Write out the entire listing below exactly, with the pictures left out.

□ □ □ □

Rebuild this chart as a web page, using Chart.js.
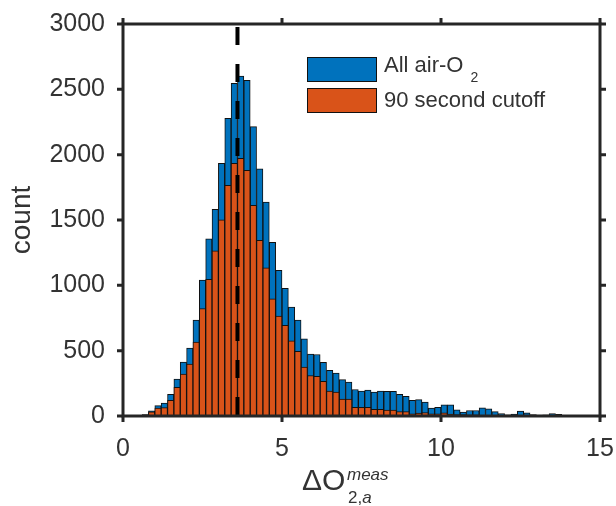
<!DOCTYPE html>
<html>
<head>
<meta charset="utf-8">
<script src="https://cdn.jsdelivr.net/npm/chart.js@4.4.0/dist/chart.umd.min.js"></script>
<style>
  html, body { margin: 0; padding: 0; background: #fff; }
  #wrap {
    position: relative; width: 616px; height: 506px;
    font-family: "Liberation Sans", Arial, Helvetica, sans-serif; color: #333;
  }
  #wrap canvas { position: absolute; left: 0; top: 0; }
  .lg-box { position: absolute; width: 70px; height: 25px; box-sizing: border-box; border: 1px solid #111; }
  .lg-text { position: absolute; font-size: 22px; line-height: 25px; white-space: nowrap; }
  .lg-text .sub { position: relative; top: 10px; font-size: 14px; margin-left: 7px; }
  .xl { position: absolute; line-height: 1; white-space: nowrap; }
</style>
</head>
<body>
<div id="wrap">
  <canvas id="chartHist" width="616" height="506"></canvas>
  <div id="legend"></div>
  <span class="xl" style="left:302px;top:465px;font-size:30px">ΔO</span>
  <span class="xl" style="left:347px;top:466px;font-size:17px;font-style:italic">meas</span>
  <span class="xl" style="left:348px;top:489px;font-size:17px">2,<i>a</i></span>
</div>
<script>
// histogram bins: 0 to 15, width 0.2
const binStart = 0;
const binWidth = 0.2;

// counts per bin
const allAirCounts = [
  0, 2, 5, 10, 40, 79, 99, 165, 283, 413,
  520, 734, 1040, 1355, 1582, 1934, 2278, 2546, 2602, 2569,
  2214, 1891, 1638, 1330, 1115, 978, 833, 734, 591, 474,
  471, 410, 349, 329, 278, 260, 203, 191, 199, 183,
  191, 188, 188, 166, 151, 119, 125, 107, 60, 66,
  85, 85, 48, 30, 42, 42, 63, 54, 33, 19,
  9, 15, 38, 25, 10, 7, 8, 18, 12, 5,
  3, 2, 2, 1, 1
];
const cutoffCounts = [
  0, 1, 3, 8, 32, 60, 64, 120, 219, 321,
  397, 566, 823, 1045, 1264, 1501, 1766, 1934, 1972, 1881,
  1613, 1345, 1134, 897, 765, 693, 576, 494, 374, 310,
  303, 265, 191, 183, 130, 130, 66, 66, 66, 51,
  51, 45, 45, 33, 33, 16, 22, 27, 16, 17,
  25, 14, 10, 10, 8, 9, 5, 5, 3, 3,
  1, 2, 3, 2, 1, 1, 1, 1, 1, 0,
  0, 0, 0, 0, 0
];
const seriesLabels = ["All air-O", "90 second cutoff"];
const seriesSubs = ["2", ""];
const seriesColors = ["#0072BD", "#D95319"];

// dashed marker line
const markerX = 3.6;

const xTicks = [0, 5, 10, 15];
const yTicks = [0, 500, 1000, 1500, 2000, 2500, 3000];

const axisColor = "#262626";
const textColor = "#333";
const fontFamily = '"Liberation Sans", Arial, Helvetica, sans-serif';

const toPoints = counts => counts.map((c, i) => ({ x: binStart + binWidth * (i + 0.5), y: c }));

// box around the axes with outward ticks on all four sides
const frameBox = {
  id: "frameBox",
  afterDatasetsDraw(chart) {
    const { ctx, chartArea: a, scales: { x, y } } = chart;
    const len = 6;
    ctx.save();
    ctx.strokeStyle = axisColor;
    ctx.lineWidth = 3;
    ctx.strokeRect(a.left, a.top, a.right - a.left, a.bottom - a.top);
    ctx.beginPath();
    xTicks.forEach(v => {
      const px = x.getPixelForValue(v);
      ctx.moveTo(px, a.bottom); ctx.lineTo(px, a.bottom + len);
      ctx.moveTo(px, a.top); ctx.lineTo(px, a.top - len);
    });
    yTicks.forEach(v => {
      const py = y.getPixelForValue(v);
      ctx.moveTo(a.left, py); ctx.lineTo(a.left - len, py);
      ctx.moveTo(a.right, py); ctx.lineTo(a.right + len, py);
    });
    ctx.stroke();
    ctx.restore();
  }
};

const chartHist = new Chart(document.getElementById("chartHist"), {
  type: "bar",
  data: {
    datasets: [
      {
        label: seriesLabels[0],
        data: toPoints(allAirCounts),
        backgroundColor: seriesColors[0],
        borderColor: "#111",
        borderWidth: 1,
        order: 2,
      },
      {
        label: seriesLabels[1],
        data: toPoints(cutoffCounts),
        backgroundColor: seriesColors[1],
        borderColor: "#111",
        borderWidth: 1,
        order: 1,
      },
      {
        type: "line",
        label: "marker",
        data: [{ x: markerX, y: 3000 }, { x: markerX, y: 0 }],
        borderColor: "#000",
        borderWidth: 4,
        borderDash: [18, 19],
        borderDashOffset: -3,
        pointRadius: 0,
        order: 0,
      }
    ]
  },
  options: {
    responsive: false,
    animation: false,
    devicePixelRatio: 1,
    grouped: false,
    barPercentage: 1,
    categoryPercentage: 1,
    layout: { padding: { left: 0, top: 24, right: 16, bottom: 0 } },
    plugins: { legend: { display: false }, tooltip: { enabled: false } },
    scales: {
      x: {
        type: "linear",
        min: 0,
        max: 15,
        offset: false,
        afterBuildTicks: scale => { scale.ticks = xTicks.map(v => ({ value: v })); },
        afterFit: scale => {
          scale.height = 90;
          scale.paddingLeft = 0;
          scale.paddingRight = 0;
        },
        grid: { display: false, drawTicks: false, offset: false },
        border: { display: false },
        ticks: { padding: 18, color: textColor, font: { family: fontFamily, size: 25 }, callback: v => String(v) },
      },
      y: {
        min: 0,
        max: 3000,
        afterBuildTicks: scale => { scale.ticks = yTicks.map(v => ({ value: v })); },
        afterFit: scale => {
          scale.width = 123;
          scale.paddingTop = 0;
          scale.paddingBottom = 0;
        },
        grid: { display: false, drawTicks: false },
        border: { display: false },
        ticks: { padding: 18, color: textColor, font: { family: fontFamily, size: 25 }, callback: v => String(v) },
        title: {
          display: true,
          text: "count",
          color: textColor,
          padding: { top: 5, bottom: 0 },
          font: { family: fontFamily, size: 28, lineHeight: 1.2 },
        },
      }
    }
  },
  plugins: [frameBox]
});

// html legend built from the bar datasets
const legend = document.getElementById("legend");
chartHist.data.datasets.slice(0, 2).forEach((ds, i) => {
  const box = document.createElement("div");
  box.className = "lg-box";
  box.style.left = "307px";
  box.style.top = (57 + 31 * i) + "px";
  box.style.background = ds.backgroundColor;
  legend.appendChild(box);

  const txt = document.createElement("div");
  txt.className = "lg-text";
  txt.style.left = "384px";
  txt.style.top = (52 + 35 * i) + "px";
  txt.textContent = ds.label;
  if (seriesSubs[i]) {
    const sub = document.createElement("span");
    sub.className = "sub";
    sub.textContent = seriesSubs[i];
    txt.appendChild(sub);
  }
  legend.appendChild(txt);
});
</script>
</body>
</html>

□ □ □ □

= Task answer =
Rebuild this chart as a web page, using Chart.js.
<!DOCTYPE html>
<html>
<head>
<meta charset="utf-8">
<script src="https://cdn.jsdelivr.net/npm/chart.js@4.4.0/dist/chart.umd.min.js"></script>
<style>
  html, body { margin: 0; padding: 0; background: #fff; }
  #wrap {
    position: relative; width: 616px; height: 506px;
    font-family: "Liberation Sans", Arial, Helvetica, sans-serif; color: #333;
  }
  #wrap canvas { position: absolute; left: 0; top: 0; }
  .lg-box { position: absolute; width: 70px; height: 25px; box-sizing: border-box; border: 1px solid #111; }
  .lg-text { position: absolute; font-size: 22px; line-height: 25px; white-space: nowrap; }
  .lg-text .sub { position: relative; top: 10px; font-size: 14px; margin-left: 7px; }
  .xl { position: absolute; line-height: 1; white-space: nowrap; }
</style>
</head>
<body>
<div id="wrap">
  <canvas id="chartHist" width="616" height="506"></canvas>
  <div id="legend"></div>
  <span class="xl" style="left:302px;top:465px;font-size:30px">ΔO</span>
  <span class="xl" style="left:347px;top:466px;font-size:17px;font-style:italic">meas</span>
  <span class="xl" style="left:348px;top:489px;font-size:17px">2,<i>a</i></span>
</div>
<script>
// histogram bins: 0 to 15, width 0.2
const binStart = 0;
const binWidth = 0.2;

// counts per bin
const allAirCounts = [
  0, 2, 5, 10, 40, 79, 99, 165, 283, 413,
  520, 734, 1040, 1355, 1582, 1934, 2278, 2546, 2602, 2569,
  2214, 1891, 1638, 1330, 1115, 978, 833, 734, 591, 474,
  471, 410, 349, 329, 278, 260, 203, 191, 199, 183,
  191, 188, 188, 166, 151, 119, 125, 107, 60, 66,
  85, 85, 48, 30, 42, 42, 63, 54, 33, 19,
  9, 15, 38, 25, 10, 7, 8, 18, 12, 5,
  3, 2, 2, 1, 1
];
const cutoffCounts = [
  0, 1, 3, 8, 32, 60, 64, 120, 219, 321,
  397, 566, 823, 1045, 1264, 1501, 1766, 1934, 1972, 1881,
  1613, 1345, 1134, 897, 765, 693, 576, 494, 374, 310,
  303, 265, 191, 183, 130, 130, 66, 66, 66, 51,
  51, 45, 45, 33, 33, 16, 22, 27, 16, 17,
  25, 14, 10, 10, 8, 9, 5, 5, 3, 3,
  1, 2, 3, 2, 1, 1, 1, 1, 1, 0,
  0, 0, 0, 0, 0
];
const seriesLabels = ["All air-O", "90 second cutoff"];
const seriesSubs = ["2", ""];
const seriesColors = ["#0072BD", "#D95319"];

// dashed marker line
const markerX = 3.6;

const xTicks = [0, 5, 10, 15];
const yTicks = [0, 500, 1000, 1500, 2000, 2500, 3000];

const axisColor = "#262626";
const textColor = "#333";
const fontFamily = '"Liberation Sans", Arial, Helvetica, sans-serif';

const toPoints = counts => counts.map((c, i) => ({ x: binStart + binWidth * (i + 0.5), y: c }));

// box around the axes with outward ticks on all four sides
const frameBox = {
  id: "frameBox",
  afterDatasetsDraw(chart) {
    const { ctx, chartArea: a, scales: { x, y } } = chart;
    const len = 6;
    ctx.save();
    ctx.strokeStyle = axisColor;
    ctx.lineWidth = 3;
    ctx.strokeRect(a.left, a.top, a.right - a.left, a.bottom - a.top);
    ctx.beginPath();
    xTicks.forEach(v => {
      const px = x.getPixelForValue(v);
      ctx.moveTo(px, a.bottom); ctx.lineTo(px, a.bottom + len);
      ctx.moveTo(px, a.top); ctx.lineTo(px, a.top - len);
    });
    yTicks.forEach(v => {
      const py = y.getPixelForValue(v);
      ctx.moveTo(a.left, py); ctx.lineTo(a.left - len, py);
      ctx.moveTo(a.right, py); ctx.lineTo(a.right + len, py);
    });
    ctx.stroke();
    ctx.restore();
  }
};

const chartHist = new Chart(document.getElementById("chartHist"), {
  type: "bar",
  data: {
    datasets: [
      {
        label: seriesLabels[0],
        data: toPoints(allAirCounts),
        backgroundColor: seriesColors[0],
        borderColor: "#111",
        borderWidth: 1,
        order: 2,
      },
      {
        label: seriesLabels[1],
        data: toPoints(cutoffCounts),
        backgroundColor: seriesColors[1],
        borderColor: "#111",
        borderWidth: 1,
        order: 1,
      },
      {
        type: "line",
        label: "marker",
        data: [{ x: markerX, y: 3000 }, { x: markerX, y: 0 }],
        borderColor: "#000",
        borderWidth: 4,
        borderDash: [18, 19],
        borderDashOffset: -3,
        pointRadius: 0,
        order: 0,
      }
    ]
  },
  options: {
    responsive: false,
    animation: false,
    devicePixelRatio: 1,
    grouped: false,
    barPercentage: 1,
    categoryPercentage: 1,
    layout: { padding: { left: 0, top: 24, right: 16, bottom: 0 } },
    plugins: { legend: { display: false }, tooltip: { enabled: false } },
    scales: {
      x: {
        type: "linear",
        min: 0,
        max: 15,
        offset: false,
        afterBuildTicks: scale => { scale.ticks = xTicks.map(v => ({ value: v })); },
        afterFit: scale => {
          scale.height = 90;
          scale.paddingLeft = 0;
          scale.paddingRight = 0;
        },
        grid: { display: false, drawTicks: false, offset: false },
        border: { display: false },
        ticks: { padding: 18, color: textColor, font: { family: fontFamily, size: 25 }, callback: v => String(v) },
      },
      y: {
        min: 0,
        max: 3000,
        afterBuildTicks: scale => { scale.ticks = yTicks.map(v => ({ value: v })); },
        afterFit: scale => {
          scale.width = 123;
          scale.paddingTop = 0;
          scale.paddingBottom = 0;
        },
        grid: { display: false, drawTicks: false },
        border: { display: false },
        ticks: { padding: 18, color: textColor, font: { family: fontFamily, size: 25 }, callback: v => String(v) },
        title: {
          display: true,
          text: "count",
          color: textColor,
          padding: { top: 5, bottom: 0 },
          font: { family: fontFamily, size: 28, lineHeight: 1.2 },
        },
      }
    }
  },
  plugins: [frameBox]
});

// html legend built from the bar datasets
const legend = document.getElementById("legend");
chartHist.data.datasets.slice(0, 2).forEach((ds, i) => {
  const box = document.createElement("div");
  box.className = "lg-box";
  box.style.left = "307px";
  box.style.top = (57 + 31 * i) + "px";
  box.style.background = ds.backgroundColor;
  legend.appendChild(box);

  const txt = document.createElement("div");
  txt.className = "lg-text";
  txt.style.left = "384px";
  txt.style.top = (52 + 35 * i) + "px";
  txt.textContent = ds.label;
  if (seriesSubs[i]) {
    const sub = document.createElement("span");
    sub.className = "sub";
    sub.textContent = seriesSubs[i];
    txt.appendChild(sub);
  }
  legend.appendChild(txt);
});
</script>
</body>
</html>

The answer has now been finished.